Tuesday, September 14, 2010

In Which We Are Introduced to Winnie-the-Pooh and Some Bees

The Complete Tales of Winnie-the-PoohThere is nothing quite so frustrating when you are reading a book aloud to your small children as to come across a bit that is supposed to be sung. Or at least, a bit that the character whose voice you are squeakily imitating is supposed to be singing. It's not as if there is any music that tells the how to sing it, so the hapless grown-up tries to read it, only to be stopped.

"But, Mommy! Winnie-the-Pooh is singing this, you said! Why aren't you singing, Mommy?"

Whereupon a mother has two choices: a) get into a long and involved explanation about why Mommy is not singing, then repeat the explanation about 15 times, or b) make up a tune on the spot. Which is how a mother finds herself trying to sing lyrics like:

"Tra-la-la, tra-la-la.
Tra-la-la, tra-la-la,
Tiddle-iddle, tiddle-iddle,
Tiddle-iddle, tiddle-iddle,

Have I ever pointed out that, as much I love to listen to music, I have no talent whatsoever for making music? And yet, my children still love me after listening to me singing my way through all the Winnie the Pooh stories. It's amazing.

Up, Up And Away (Digitally Remastered 1997)Honestly, I would much rather have been singing a song that didn't require me to make up music, like The Fifth Dimension's Up, Up and Away (which, incidentally, works very well as a companion song to the story of Winnie-the-Pooh and the bees.)

"[Pooh] put his head between his paws and thought very carefully.

"It's like this," he said. "When you go after honey with a balloon, the great thing is not to let the bees know you're coming. Now, if you have a green balloon, they might think you were only part of the tree, and not notice you, and if you have a blue balloon, they might think you were only part of the sky, and not notice you, and the question is: Which is most likely?"

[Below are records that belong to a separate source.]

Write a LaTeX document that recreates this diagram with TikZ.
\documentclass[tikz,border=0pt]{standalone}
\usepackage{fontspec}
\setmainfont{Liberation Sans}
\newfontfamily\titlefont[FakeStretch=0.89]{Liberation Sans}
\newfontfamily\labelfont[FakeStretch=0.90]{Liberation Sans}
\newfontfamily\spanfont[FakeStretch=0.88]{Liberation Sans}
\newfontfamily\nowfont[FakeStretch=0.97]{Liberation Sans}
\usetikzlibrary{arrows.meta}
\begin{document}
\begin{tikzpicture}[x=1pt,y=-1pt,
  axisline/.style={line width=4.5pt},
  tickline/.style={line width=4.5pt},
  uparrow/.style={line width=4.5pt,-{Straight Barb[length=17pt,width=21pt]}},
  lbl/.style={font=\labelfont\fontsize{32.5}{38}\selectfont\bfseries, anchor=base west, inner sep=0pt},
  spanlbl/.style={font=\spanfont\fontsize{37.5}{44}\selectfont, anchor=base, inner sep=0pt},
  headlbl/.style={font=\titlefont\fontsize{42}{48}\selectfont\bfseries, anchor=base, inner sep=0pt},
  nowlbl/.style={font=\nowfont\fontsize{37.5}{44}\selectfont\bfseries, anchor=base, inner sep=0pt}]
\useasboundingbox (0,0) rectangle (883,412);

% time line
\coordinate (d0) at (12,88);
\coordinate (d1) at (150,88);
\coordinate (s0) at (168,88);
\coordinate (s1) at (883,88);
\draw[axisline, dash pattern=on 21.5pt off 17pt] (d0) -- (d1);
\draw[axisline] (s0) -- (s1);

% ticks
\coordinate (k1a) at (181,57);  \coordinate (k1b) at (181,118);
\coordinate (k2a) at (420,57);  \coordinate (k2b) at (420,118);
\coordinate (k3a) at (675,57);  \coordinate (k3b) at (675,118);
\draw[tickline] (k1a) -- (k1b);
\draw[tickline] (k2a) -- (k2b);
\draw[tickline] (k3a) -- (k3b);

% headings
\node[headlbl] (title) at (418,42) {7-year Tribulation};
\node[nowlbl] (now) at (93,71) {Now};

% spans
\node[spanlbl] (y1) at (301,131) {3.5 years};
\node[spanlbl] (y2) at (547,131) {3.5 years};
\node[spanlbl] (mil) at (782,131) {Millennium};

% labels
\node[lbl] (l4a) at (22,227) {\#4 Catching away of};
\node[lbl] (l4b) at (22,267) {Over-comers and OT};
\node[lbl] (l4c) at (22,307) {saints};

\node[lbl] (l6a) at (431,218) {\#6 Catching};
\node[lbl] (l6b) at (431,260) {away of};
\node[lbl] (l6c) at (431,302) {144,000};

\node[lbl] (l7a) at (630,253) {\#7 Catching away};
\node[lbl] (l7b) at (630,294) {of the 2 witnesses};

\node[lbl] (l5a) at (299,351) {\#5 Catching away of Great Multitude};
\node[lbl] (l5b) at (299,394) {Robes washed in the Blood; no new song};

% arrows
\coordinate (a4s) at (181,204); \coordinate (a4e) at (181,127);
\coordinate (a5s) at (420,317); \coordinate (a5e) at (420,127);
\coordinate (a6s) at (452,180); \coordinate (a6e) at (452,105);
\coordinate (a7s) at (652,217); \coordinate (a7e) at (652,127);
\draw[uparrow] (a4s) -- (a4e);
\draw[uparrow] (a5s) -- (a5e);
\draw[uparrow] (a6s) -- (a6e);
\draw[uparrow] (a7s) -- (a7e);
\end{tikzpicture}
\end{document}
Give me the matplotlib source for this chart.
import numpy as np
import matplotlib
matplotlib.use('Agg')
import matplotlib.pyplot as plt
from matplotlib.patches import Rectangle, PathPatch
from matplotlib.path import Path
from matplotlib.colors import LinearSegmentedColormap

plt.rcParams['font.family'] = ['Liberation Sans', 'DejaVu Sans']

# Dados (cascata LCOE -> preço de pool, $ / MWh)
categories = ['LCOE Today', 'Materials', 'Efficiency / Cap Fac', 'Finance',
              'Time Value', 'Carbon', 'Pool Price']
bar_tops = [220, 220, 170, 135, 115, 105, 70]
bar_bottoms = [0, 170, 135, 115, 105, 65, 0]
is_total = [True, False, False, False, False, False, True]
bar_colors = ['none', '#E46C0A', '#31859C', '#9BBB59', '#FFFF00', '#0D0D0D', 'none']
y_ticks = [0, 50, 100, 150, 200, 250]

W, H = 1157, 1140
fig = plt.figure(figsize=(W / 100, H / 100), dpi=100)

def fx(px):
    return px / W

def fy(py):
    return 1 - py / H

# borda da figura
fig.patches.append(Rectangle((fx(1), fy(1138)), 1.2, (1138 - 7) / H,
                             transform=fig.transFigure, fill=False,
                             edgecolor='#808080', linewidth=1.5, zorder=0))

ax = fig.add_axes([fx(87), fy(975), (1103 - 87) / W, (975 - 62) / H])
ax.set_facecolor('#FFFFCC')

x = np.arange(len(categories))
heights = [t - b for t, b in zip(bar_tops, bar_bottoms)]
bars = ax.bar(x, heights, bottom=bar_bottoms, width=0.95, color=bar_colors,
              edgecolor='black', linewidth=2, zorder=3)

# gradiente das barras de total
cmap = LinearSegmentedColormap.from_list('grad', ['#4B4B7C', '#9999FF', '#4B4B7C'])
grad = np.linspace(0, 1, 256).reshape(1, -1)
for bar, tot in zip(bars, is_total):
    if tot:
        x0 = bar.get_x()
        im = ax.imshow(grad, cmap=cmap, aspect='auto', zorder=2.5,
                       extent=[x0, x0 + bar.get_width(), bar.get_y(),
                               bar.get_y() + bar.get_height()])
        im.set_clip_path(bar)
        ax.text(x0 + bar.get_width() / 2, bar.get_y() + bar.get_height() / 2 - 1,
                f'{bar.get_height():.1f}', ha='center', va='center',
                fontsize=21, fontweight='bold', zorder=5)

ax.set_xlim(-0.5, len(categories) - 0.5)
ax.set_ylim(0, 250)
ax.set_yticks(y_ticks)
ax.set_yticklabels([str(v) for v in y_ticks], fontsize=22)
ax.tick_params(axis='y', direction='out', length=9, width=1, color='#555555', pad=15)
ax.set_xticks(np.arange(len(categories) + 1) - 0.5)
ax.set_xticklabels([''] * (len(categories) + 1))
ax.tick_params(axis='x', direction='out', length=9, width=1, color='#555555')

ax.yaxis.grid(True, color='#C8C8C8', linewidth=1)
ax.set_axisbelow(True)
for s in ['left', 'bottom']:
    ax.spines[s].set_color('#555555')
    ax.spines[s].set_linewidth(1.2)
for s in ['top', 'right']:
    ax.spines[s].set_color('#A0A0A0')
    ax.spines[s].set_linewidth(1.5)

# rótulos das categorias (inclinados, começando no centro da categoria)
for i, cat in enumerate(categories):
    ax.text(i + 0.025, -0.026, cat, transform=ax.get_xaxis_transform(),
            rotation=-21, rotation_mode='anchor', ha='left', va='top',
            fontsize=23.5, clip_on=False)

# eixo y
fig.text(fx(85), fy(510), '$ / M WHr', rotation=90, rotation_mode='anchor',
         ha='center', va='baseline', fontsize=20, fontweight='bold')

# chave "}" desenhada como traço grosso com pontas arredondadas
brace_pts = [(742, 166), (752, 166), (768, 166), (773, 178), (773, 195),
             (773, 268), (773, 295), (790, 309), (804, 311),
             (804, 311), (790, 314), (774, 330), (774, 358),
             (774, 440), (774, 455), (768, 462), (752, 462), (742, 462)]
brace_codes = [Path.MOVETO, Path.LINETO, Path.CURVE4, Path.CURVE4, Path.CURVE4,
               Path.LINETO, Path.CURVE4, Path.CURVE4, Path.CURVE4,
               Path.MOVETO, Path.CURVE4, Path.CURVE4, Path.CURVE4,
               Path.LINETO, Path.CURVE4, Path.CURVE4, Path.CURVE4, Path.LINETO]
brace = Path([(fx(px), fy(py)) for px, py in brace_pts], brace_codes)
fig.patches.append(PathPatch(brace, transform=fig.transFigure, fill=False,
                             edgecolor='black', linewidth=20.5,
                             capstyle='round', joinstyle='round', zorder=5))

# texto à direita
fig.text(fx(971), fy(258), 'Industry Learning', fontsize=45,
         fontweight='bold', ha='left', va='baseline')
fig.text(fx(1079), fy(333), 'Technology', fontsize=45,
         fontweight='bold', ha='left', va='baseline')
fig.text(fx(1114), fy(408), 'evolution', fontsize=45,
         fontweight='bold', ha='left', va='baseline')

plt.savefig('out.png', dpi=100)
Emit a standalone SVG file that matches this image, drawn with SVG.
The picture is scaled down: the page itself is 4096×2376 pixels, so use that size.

And so Pooh finds eventually finds himself floating in the air, just out of reach of the beehive and its honey, hanging onto a blue balloon, coated with mud and trying to convince the bees that he was a harmless rain cloud, not a honey thief.

"We can sing a song and sail along the silver sky
For we can fly, we can fly
Up, up and away
My beautiful, my beautiful balloon
Suspended under a twilight canopy"

Up, Up and Away

Books: Winnie the Pooh, A.A. Milne
Music: Up, Up and Away, The Fifth Dimension


Jaleh D said...

That's very cute. I'm also shocked to realize I haven't read my son any of the classic Pooh stories, only the newer ones from Disney. I'd better hunt to see if I have a copy of the original Pooh book. If not, I'd better get one.

Jolene Perry said...

Oh yeah, my favorite is when they tell you you're singing it wrong because daddy sings it a different way...

Madigan McGillicuddy said...

I'm a children's librarian, and a terrible, terrible singer.
Still, I manage to sing for storytimes, and the kids always love it. I have gotten a complaint or two from parents once in while (Yes, my singing really is that bad, lol) but no matter! I just soldier on with confidence - it's all you can do really.

I remember reading the Hobbit out loud to my younger sister as a bedtime story and running into the same dilemma. There's a part where the dwarves start to sing something along the lines of:

Chip the glasses and smash the plates!
That's what Bilbo Baggins hates -

That's what Bilbo Baggins hates!
So, carefully now! Carefully with the plates!

I made up a tune on the spot, and it's remained a favorite of ours many years since.